Who has a dog that has been invited? 
Who is Attending?

My Dog Merlin got his invite a few weeks back.

AOM GCH Call Me Work N Some Magic 


We will be there.


----------



## +two (Jul 12, 2011)

Wow! Congratulations JohnnyBandit! What an honor that is. Please take lots of pictures and share them with us!


----------



## Tami (Aug 31, 2006)

I have an invited dog but we aren't flying to Fl for it. Our National is in Fl next March and one cross country trip is enough lane:

Good luck though and maybe we'll see you on TV :clap2:

Tami


----------



## ChaosIsAWeim (Feb 12, 2011)

My bulldog was invited but we are still thinking about if we are actually going to go.

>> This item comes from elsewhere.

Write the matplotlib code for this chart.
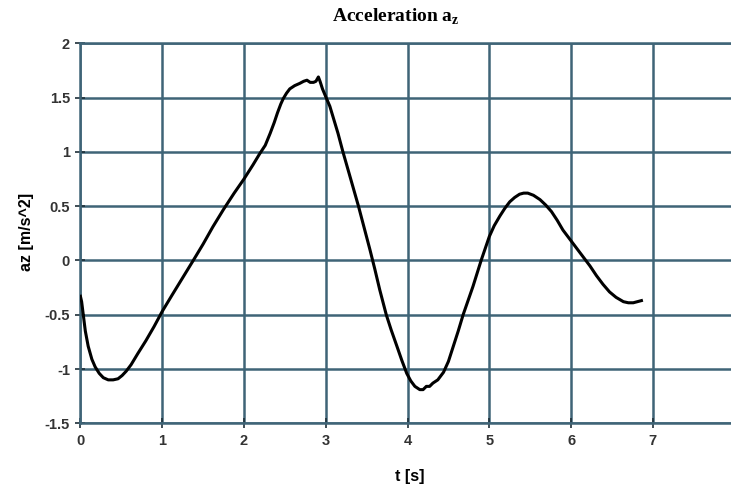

I would love to go.


----------



## Finkie_Mom (Mar 2, 2010)

Both Pentti and Bubbles were invited, but we won't be able to go... Good luck to you and Merlin!!!!


----------



## JohnnyBandit (Sep 19, 2008)

I am lucky I suppose. Right dog at the right time. If the show was in Cali, I would not be able to go. But as luck would have it, this year the Show is about 80 miles from my house.


----------



## Tami (Aug 31, 2006)

If it was still in Long Beach I'd be in the same position as you and would attend. Do you know if they are planning on staying in FL next year too? My younger dog only needs a few points to finish his GCH and if there is a chance of it coming back to CA I'd hold off on showing him so he'd qualify for next year but if it's going to remain on the east coast I would just finish him now.


----------



## animalcraker (Nov 9, 2006)

It's going to stay in florida for the next few years. I got an invite for Barbie, my Afghan, but most likely won't be going.


----------